Pour le Guardian, je me suis inspiré de Bob Dylan, justement. C’était un exercice très rigoureux. Je pense que les artistes ont souvent peur… Ils construisent leur œuvre pour qu’elle soit éternelle, mais je voulais faire quelque chose sans cette préoccupation-là. Une des choses qui m’a le plus influencé en tant qu’artiste, c’est un article sur la « grotte des rêves perdus » (de la journaliste en 2008, puis adapté en documentaire – ndlr). Elle y décrit une grotte (la Grotte Chauvet – ndlr) découverte totalement par hasard, dont les murs sont couverts de dessins préhistoriques. Cette idée m’a bouleversé : tu peux faire de l’art qui dure. La preuve aussi avec Shakespeare, les textes bibliques ou Dostoïevski, mais il s’agit surtout d’un accident. C’est terrifiant et merveilleux. En ce moment, ma stratégie pour durer, c’est de faire, et de faire le mieux que je peux !
Récemment, Arcade Fire a annoncé s’engager aux côtés de Jay Z pour défendre la plateforme de streaming Tidal. Qu’en penses-tu ?

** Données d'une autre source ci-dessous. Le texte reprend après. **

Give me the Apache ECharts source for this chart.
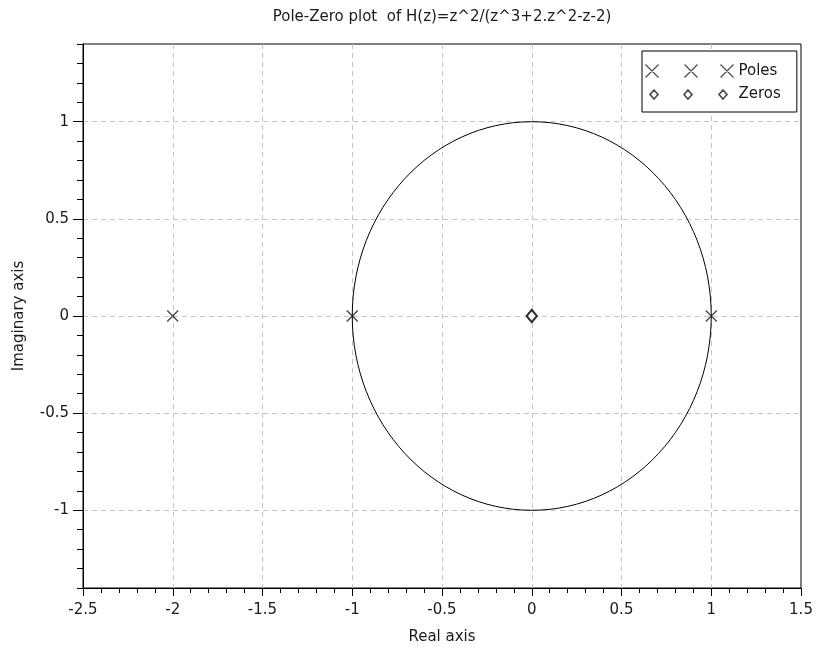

Pour moi, il y a eu un âge d’or entre la sortie de Funeral (2004) et les années 2010 et 2011, où internet a affecté les grands artistes mais a aidé les petits en leur donnant de la visibilité. Arcade Fire ne serait pas connu sans le piratage et sans internet. Aujourd’hui, on a atteint une nouvelle étape : avec le streaming, les gens n’achètent plus les albums qu’ils aiment, ils passent d’un titre à l’autre. Je suis assez punk pour dire qu’être payé pour être écouté n’est pas la chose la plus importante, je me fiche totalement de l’industrie. Tout en sachant que je vis très confortablement, donc c‘est un peu stupide de dire ça… Mais il y a une véritable tragédie qui se trame, l’écosystème artistique se meurt. Et je suis content si Tidal peut donner de l’argent, ou simplement engager une conversation autour de ce sujet. Par exemple, les royalties reversés aux artistes sont plus importants. Cela reste faible, mais c’est un premier pas. C’est ça qui me plaît, pour moi c’est la bonne direction, et je suis sûr que d‘autres initiatives du genre vont voir le jour bientôt.